DESCRIPTION OF THE TASK>
Say how many lines contain "matplotlib"; the answer is the number alone.

>> begin INFORMATION PROVIDED

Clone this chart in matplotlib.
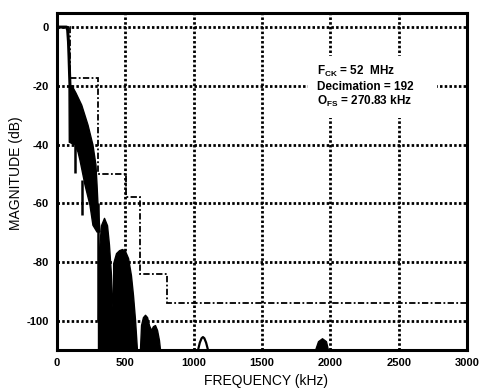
import matplotlib
matplotlib.use("Agg")
import matplotlib.pyplot as plt
from matplotlib.patches import Rectangle

# ---------------- data (kHz, dB) ----------------
resp_f = [0, 70, 78, 84, 88, 92, 95]
resp_db = [0, 0, -1, -5, -10, -16, -20]

dense_top_f = [88, 95, 110, 139, 181, 227, 263, 285, 293, 300, 315]
dense_top_db = [-20, -20, -20, -22.5, -26.6, -33.4, -40.2, -47, -53.8, -60.6, -69.8]
dense_bot_f = [88, 90, 132, 154, 168, 205, 241, 263, 293, 315]
dense_bot_db = [-20, -39.2, -40.2, -42.6, -45.3, -53.8, -60.6, -67.5, -69.8, -69.8]

spike_f = [132, 181, 300, 410]
spike_top = [-40, -52, -60, -95]
spike_bot = [-49.7, -64, -100, -110]

lobe1_f = [300, 307, 322, 344, 366, 380, 395, 410]
lobe1_db = [-100, -76, -67.5, -65, -67.5, -74, -84.5, -100]
lobe2_f = [410, 411, 432, 454, 476, 498, 520, 541, 556, 571, 585]
lobe2_db = [-110, -80.4, -77, -76, -75.6, -76.3, -78.7, -84.5, -91.3, -99.8, -110]
lobe3_f = [607, 615, 629, 644, 659, 673, 688, 702, 717, 732, 746, 754]
lobe3_db = [-110, -101.5, -98.8, -98, -98.8, -101.5, -103.2, -101.9, -101.5, -103.2, -106.6, -110]
lobe4_f = [1888, 1910, 1939, 1968, 1983]
lobe4_db = [-110, -107, -106, -107, -110]

bump_f = [1032, 1045, 1058, 1068, 1078, 1091, 1105]
bump_db = [-110, -107.5, -106, -105.6, -106, -107.5, -110]

mask_edges = [0, 95, 300, 505, 607, 805, 3000]
mask_levels = [0, -17.5, -50, -57.8, -84, -94]

x_ticks = [0, 500, 1000, 1500, 2000, 2500, 3000]
y_ticks = [0, -20, -40, -60, -80, -100]

annot_lines = [r"F$_{\mathbf{CK}}$ = 52  MHz", "Decimation = 192", r"O$_{\mathbf{FS}}$ = 270.83 kHz"]

# ---------------- style ----------------
plt.rcParams["axes.unicode_minus"] = False
plt.rcParams["mathtext.fontset"] = "custom"
plt.rcParams["mathtext.bf"] = "Liberation Sans:bold"
plt.rcParams["mathtext.rm"] = "Liberation Sans:bold"
bold_fam = ["Liberation Sans", "DejaVu Sans"]

fig = plt.figure(figsize=(4.83, 3.90), dpi=100)
ax = fig.add_axes([57 / 483, 1 - 350 / 390, 410 / 483, 337 / 390])

ax.set_xlim(0, 3000)
ax.set_ylim(-110, 4.8)

# grid
for xv in x_ticks[1:-1]:
    ax.axvline(xv, color="black", lw=2.0, linestyle=(0, (0.9, 0.8)), zorder=1)
for yv in y_ticks:
    ax.axhline(yv, color="black", lw=2.0, linestyle=(0, (0.9, 0.8)), zorder=1)

# white box behind annotation
ax.add_patch(Rectangle((1837, -31), 2780 - 1837, 21, facecolor="white",
                       edgecolor="none", zorder=1.5))

# mask (dash-dot stairs)
ax.stairs(mask_levels, mask_edges, baseline=None, color="black", lw=1.3,
          linestyle=(0, (3.5, 1.3, 1, 1.3)), zorder=2)

# response
ax.plot(resp_f, resp_db, color="black", lw=2.2, zorder=3, solid_capstyle="butt")
ax.fill(dense_top_f + dense_bot_f[::-1], dense_top_db + dense_bot_db[::-1],
        color="black", lw=1, zorder=3)
ax.vlines(spike_f, spike_bot, spike_top, color="black", lw=1.8, zorder=3)
for lf, ld in [(lobe1_f, lobe1_db), (lobe2_f, lobe2_db), (lobe3_f, lobe3_db), (lobe4_f, lobe4_db)]:
    ax.fill_between(lf, ld, -110, color="black", lw=1, zorder=3)
ax.plot(bump_f, bump_db, color="black", lw=1.6, zorder=3)

# annotation
for s, yy in zip(annot_lines, [-16.4, -21.5, -26.6]):
    ax.text(1905, yy, s, fontsize=8.5, fontweight="bold", family=bold_fam,
            va="baseline", ha="left", zorder=4)

# axes styling
for sp in ax.spines.values():
    sp.set_linewidth(2.2)
ax.set_xticks(x_ticks)
ax.set_yticks(y_ticks)
ax.set_xticklabels([str(v) for v in x_ticks], fontsize=8, fontweight="bold", family=bold_fam)
ax.set_yticklabels([str(v) for v in y_ticks], fontsize=8, fontweight="bold", family=bold_fam)
ax.tick_params(axis="both", length=0)
ax.tick_params(axis="y", pad=6)
ax.tick_params(axis="x", pad=5.5)

ax.set_xlabel("FREQUENCY (kHz)", fontsize=10, family=["Liberation Sans", "DejaVu Sans"])
ax.set_ylabel("MAGNITUDE (dB)", fontsize=10, family=["Liberation Sans", "DejaVu Sans"])
ax.xaxis.label.set_verticalalignment("center")
ax.xaxis.set_label_coords(0.51, -0.092)
ax.yaxis.set_label_coords(-0.083, 0.525)

fig.savefig("out.png", dpi=100)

>> end INFORMATION PROVIDED

RESULT OF THIS EXERCISE>
5